Para huir de subjetividades voluntarias (pasión controlada) o de fanatismos ideológicos (pasión descontrolada) lo mejor es hacer una especie de bricolaje ideológico. Es decir,  proceder a una deconstrucción de la figura de Hugo Chávez.

Tres virtudes lo proyectaron como estrella del espectáculo político: los programas asistencialistas llamados Misiones; su visión latinocentrista y su carisma. Tres errores lo desfiguraron frente al espejo de la democracia: su populismo trasnochado, su tic golpista a lo largo de sus tres, o si se prefiere, cuatro gobiernos, y sus alianzas con los enemigos de sus enemigos.

El carisma convierte en vendedor al político; la visión regional rompe fronteras y permite elaborar tácticas estratégicas para detonar una guerrilla mediática; y los programas asistencialistas corrigen fallas de mercado a cortísimo plazo.

La política en siglo XXI carece de ideología. Sarkozy lo resumió metafóricamente cuando de un plumazo desapareció el mayo del 68. ¿La ideología como vehículo de vida política? Estados Unidos se olvidó de Latinoamérica la mañana del 11 de septiembre de 2001. Chávez ya se encontraba en Miraflores.  Ese día, el fantasma de la Guerra Fría sucumbió frente a la dura realidad de la globalización y sus circunstancias, entiéndase, lucha y/o armonía entre civilizaciones. Las guerras entre países cedieron al terrorismo. Chávez lo supo pero no le convenía aceptarlo. Total, si los apellidos Pinochet y  Videla, entre muchos otros represores, continuaban vigentes, lo mejor para Chávez era recrear la retórica hegeliana del amo y el esclavo. Ser esclavo para plantar cara al amo. Chávez soñó en convertirse en el nuevo Simón Bolívar; intentó ser el mejor alumno de Fidel Castro. No sólo eso. Quiso ser el relevo generacional. Las paradojas de la biología se lo impidieron. En el consomé de su eje ideológico incluyó a Evo Morales y su orgullo indigenista; al matrimonio Kirchner y su obsesión peronista; a Rafael Correa con su odio hacia la prensa; a Daniel Ortega y sus múltiples personalidades: los Indignados con el Imperio. A ellos, el precio del barril de petróleo nunca superó a los 40 dólares pagados en cómodas anualidades con un costo de 1%. A los enemigos, 140 dólares a pagar sin futuros ni opciones.

Respecto al programa social Misiones, el gobierno de Chávez ayudó a disminuir la pobreza, de 49% de la población en 1999 a 29.5% en 2012 (datos de la Cepal); el analfabetismo cayó de 9.1% de la población a 4.9%,  durante el mismo periodo.
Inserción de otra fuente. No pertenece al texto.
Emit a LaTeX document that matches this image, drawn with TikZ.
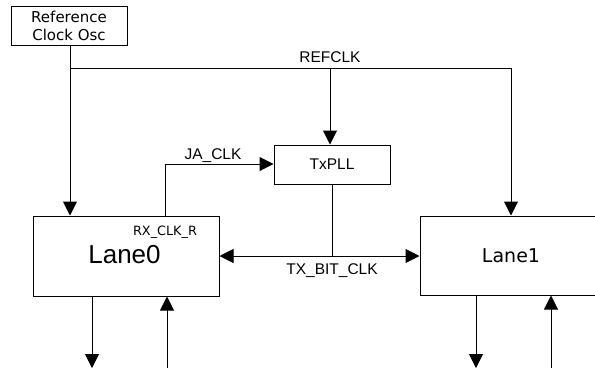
\documentclass[tikz,border=0pt]{standalone}
\usepackage{fontspec}
\setmainfont{Liberation Sans}
\newfontfamily\verd{DejaVu Sans}
\usetikzlibrary{arrows.meta}
\begin{document}
\begin{tikzpicture}[x=1pt,y=-1pt,
  box/.style={draw,line width=1pt,inner sep=0pt},
  conn/.style={line width=1pt},
  arr/.style={conn,-{Triangle[length=14pt,width=14pt]}},
  lbl/.style={inner sep=0pt,font=\fontsize{15.5}{17}\selectfont}]
\useasboundingbox (0,0) rectangle (595,368);
\node[box,minimum width=116pt,minimum height=39pt,align=center,font=\verd\fontsize{15}{18}\selectfont] (osc) at (69,25.5) {Reference\\Clock Osc};
\node[box,minimum width=116pt,minimum height=39pt,font=\fontsize{15.5}{17}\selectfont] (pll) at (332,164.5) {TxPLL};
\node[box,minimum width=186pt,minimum height=80pt] (l0) at (126,256) {};
\node[font=\fontsize{26}{28}\selectfont] (l0t) at (124.5,255) {Lane0};
\node[font=\verd\fontsize{12.8}{14}\selectfont,inner sep=0pt] (rx) at (165,232) {RX\_CLK\_R};
\node[box,minimum width=180pt,minimum height=79pt] (l1) at (510,255.5) {};
\node[font=\verd\fontsize{19}{21}\selectfont] (l1t) at (511,256) {Lane1};
\coordinate (j) at (70,68);
\coordinate (r) at (511,68);
\coordinate (p) at (330,68);
\coordinate (t) at (332,256);
\draw[conn] (osc.south -| j) -- (j) -- (r);
\draw[arr] (j) -- (j |- l0.north);
\draw[arr] (p) -- (p |- pll.north);
\draw[arr] (r) -- (r |- l1.north);
\node[lbl] (refclk) at (330,57) {REFCLK};
\coordinate (ja) at (165,164);
\draw[arr] (ja |- l0.north) -- (ja) -- (pll.west |- ja);
\node[lbl] (jal) at (213,156) {JA\_CLK};
\draw[conn] (pll.south -| t) -- (t);
\draw[arr] (t) -- (l0.east |- t);
\draw[arr] (t) -- (l1.west |- t);
\node[lbl] (txl) at (332,271) {TX\_BIT\_CLK};
\coordinate (b0) at (92,368);
\coordinate (b1) at (167,368);
\coordinate (b2) at (476,368);
\coordinate (b3) at (551,368);
\draw[arr] (b0 |- l0.south) -- (b0);
\draw[arr] (b1) -- (b1 |- l0.south);
\draw[arr] (b2 |- l1.south) -- (b2);
\draw[arr] (b3) -- (b3 |- l1.south);
\end{tikzpicture}
\end{document}
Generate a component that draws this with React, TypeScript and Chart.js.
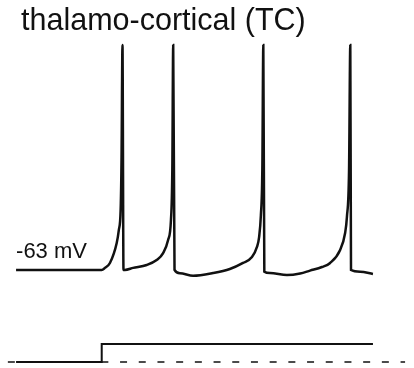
import React, { useEffect, useRef } from "react";
import { Chart, registerables } from "chart.js";

Chart.register(...registerables);

// Membrane potential trace (time in ms, voltage in mV)
const vTime = [
  0, 240, 249, 263, 282, 288, 293, 295.5, 298.2, 301,
  305, 328, 366, 394, 412, 426, 434, 437.8, 440.3, 444,
  459, 496, 552, 599, 636, 661, 675, 681, 686, 690, 692.8, 695.6,
  711.5, 759, 796, 823.6, 857, 880, 908, 922, 927, 933, 936.5, 938.5,
  964, 1000,
];
const vValues = [
  -63, -63, -62.1, -59.9, -51.0, -45.2, -36.4, -14.1, 37, -63,
  -63, -62.1, -60.8, -58.6, -55.5, -49.7, -40.8, -18.6, 37, -63,
  -64.5, -65.6, -64.4, -62.6, -59.9, -57.3, -52.8, -48.4, -38.6, -18.6, 37, -63.8,
  -64.4, -65.3, -64.6, -63.3, -61.7, -59.9, -54.1, -46.6, -39.5, -18.6, 37, -63,
  -63.8, -64.8,
];

// Injected current step (time in ms, current in nA)
const iTime = [0, 240, 240, 1000];
const iValues = [0, 0, 0.1, 0.1];

// Zero-current reference line
const zeroTime = [-23, 1090];
const zeroValues = [0, 0];

const titleText = "thalamo-cortical (TC)";
const restLabel = "-63 mV";
const restValue = -63;

const toXY = (xs: number[], ys: number[]) => xs.map((x, i) => ({ x, y: ys[i] }));

const textPlugin = {
  id: "textLabels",
  afterDraw(chart: any) {
    const ctx = chart.ctx;
    const xs = chart.scales.x;
    const ys = chart.scales.y;
    ctx.save();
    ctx.fillStyle = "#111";
    ctx.textBaseline = "alphabetic";
    ctx.textAlign = "left";
    ctx.font = '30.5px "Liberation Sans", Arial, sans-serif';
    ctx.fillText(titleText, 21, 30);
    ctx.font = '22px "Liberation Sans", Arial, sans-serif';
    ctx.fillText(restLabel, xs.getPixelForValue(vTime[0]), ys.getPixelForValue(restValue) - 12);
    ctx.restore();
  },
};

export default function App() {
  const ref = useRef<HTMLCanvasElement | null>(null);
  useEffect(() => {
    if (!ref.current) return;
    const chart = new Chart(ref.current, {
      type: "line",
      data: {
        datasets: [
          {
            data: toXY(vTime, vValues),
            yAxisID: "y",
            borderColor: "#111",
            borderWidth: 2.5,
            pointRadius: 0,
            cubicInterpolationMode: "monotone",
            fill: false,
          },
          {
            data: toXY(zeroTime, zeroValues),
            yAxisID: "y2",
            borderColor: "#111",
            borderWidth: 1.5,
            borderDash: [7, 11.7],
            pointRadius: 0,
            fill: false,
          },
          {
            data: toXY(iTime, iValues),
            yAxisID: "y2",
            borderColor: "#111",
            borderWidth: 2,
            pointRadius: 0,
            fill: false,
          },
        ],
      },
      options: {
        animation: false,
        responsive: false,
        layout: { padding: 0 },
        plugins: {
          legend: { display: false },
          tooltip: { enabled: false },
          title: { display: false },
        },
        scales: {
          x: { type: "linear", min: -45, max: 1115, display: false },
          y: { type: "linear", min: -106.6, max: 57, display: false },
          y2: { type: "linear", min: -0.0333, max: 2.011, display: false },
        },
      },
      plugins: [textPlugin],
    });
    return () => chart.destroy();
  }, []);
  return (
    <div style={{ position: "fixed", left: 0, top: 0, width: 414, height: 368, background: "#fff" }}>
      <canvas ref={ref} width={414} height={368} style={{ width: 414, height: 368 }} />
    </div>
  );
}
Venezuela tiene 30 millones de habitantes, una economía monopolizada por el petróleo (produce 2.5 millones de barriles al día, y en siete años duplicará la producción) reflejada en el 95% de sus exportaciones, en el 12% de su PIB y en el 40% de su presupuesto federal. El petróleo es su primer motor de varias industrias: comercio, manufactura, construcción, seguros, electricidad y agua.

El populismo de Chávez estresó a los demócratas; les parecía un lenguaje para menores de edad a quienes se les tiene que explicar con peras y manzanas las sumas y restas. Un lenguaje fuera de época. La fórmula orwelliana: asustar para unir, es demasiado vulgar. Ni modo, así es la política. De Estados Unidos, Chávez, hizo una película, o más bien, la reestrenó. Siempre justificó sus decisiones internacionales rasposas por amagues estadunidenses. Aunque, en realidad,  Chávez era ambivalente. Unas horas antes de las últimas elecciones presidenciales en las que participó, Chávez dijo que Obama votaría por él.

Sin duda alguna, uno de los mejores legados de Chávez, fue su capacidad para polarizar a los medios. No había críticas centradas por la realidad, sino, casi siempre, por el fanatismo. En el amor y en el odio no cabe la racionalidad.